## Exercise goal:
Please give back word for word the lines below, from the first one through the one with "W, H = 867, 1076".
··· Supplied data
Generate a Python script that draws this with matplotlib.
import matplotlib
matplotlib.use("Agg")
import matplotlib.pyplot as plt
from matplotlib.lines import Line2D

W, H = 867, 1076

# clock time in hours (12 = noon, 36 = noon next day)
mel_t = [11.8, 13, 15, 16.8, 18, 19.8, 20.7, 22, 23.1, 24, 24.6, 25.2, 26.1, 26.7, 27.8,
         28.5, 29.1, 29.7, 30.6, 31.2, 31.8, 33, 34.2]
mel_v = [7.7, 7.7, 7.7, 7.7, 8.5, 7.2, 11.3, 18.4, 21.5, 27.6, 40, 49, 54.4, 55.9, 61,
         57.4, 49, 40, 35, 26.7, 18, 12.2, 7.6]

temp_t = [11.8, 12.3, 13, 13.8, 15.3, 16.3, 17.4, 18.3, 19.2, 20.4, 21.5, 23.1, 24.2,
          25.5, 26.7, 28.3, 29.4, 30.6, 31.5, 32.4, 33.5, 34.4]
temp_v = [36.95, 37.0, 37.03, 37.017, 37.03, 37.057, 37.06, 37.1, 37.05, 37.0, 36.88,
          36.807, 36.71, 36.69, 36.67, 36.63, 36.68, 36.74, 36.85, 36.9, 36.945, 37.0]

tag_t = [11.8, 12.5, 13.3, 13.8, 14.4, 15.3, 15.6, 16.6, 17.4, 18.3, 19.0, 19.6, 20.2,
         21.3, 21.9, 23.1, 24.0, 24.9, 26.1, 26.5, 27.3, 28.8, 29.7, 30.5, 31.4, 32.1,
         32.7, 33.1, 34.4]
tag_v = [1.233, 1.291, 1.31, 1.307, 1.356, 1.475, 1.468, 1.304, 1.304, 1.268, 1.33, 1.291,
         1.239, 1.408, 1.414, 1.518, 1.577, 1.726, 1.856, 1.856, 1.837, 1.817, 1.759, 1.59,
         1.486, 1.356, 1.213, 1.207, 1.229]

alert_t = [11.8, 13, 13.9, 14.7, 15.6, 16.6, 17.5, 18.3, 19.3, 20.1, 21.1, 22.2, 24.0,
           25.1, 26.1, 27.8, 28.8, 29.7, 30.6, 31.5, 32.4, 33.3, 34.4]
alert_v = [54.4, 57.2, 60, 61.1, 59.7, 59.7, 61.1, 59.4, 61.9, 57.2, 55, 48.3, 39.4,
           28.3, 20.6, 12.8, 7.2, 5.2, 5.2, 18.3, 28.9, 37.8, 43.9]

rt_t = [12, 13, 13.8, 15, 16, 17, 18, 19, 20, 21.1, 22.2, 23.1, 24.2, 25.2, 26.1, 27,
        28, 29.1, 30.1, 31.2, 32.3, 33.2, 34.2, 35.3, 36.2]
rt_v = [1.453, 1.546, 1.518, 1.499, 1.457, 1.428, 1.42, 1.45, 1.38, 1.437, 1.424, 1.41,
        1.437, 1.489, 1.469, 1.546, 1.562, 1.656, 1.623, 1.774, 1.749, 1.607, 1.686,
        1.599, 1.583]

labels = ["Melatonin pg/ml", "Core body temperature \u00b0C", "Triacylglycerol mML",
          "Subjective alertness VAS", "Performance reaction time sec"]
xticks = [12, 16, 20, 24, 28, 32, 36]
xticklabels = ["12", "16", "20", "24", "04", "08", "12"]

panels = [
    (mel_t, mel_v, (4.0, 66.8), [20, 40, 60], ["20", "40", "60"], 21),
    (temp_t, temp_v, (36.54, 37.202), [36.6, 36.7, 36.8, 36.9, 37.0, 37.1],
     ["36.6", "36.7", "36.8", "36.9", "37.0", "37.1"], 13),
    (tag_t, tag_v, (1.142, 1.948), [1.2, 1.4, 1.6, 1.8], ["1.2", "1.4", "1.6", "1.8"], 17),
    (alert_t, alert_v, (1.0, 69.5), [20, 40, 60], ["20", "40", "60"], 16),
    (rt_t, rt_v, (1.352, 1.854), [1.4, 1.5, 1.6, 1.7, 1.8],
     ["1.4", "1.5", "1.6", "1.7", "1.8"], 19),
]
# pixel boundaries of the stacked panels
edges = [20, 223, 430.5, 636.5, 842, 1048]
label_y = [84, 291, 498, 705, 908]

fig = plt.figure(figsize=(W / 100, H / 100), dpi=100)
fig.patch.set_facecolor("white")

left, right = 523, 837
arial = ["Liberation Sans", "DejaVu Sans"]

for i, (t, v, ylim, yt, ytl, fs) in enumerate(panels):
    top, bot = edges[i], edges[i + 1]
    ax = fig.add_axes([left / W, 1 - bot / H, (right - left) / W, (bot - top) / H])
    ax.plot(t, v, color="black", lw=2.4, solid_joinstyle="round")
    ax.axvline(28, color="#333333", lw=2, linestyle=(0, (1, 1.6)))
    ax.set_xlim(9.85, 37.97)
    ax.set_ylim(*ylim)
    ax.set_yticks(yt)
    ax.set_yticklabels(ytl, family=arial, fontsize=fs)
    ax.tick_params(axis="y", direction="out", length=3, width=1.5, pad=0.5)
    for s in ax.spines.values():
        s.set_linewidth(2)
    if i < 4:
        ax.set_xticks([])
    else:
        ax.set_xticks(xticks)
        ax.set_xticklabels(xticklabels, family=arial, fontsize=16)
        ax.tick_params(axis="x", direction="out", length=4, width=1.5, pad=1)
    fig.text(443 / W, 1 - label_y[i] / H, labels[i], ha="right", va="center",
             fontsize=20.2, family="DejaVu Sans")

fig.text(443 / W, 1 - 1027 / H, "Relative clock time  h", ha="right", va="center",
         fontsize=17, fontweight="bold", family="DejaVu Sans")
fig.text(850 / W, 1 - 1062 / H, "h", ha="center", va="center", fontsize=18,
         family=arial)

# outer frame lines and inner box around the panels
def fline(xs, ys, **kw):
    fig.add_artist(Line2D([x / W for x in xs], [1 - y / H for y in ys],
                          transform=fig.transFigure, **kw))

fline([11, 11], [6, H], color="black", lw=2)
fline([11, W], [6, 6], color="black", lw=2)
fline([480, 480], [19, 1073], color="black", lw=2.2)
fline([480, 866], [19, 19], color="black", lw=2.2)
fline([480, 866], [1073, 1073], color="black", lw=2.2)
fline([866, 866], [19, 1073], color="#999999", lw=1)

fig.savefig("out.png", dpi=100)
······
## Final result:
Generate a Python script that draws this with matplotlib.
import matplotlib
matplotlib.use("Agg")
import matplotlib.pyplot as plt
from matplotlib.lines import Line2D

W, H = 867, 1076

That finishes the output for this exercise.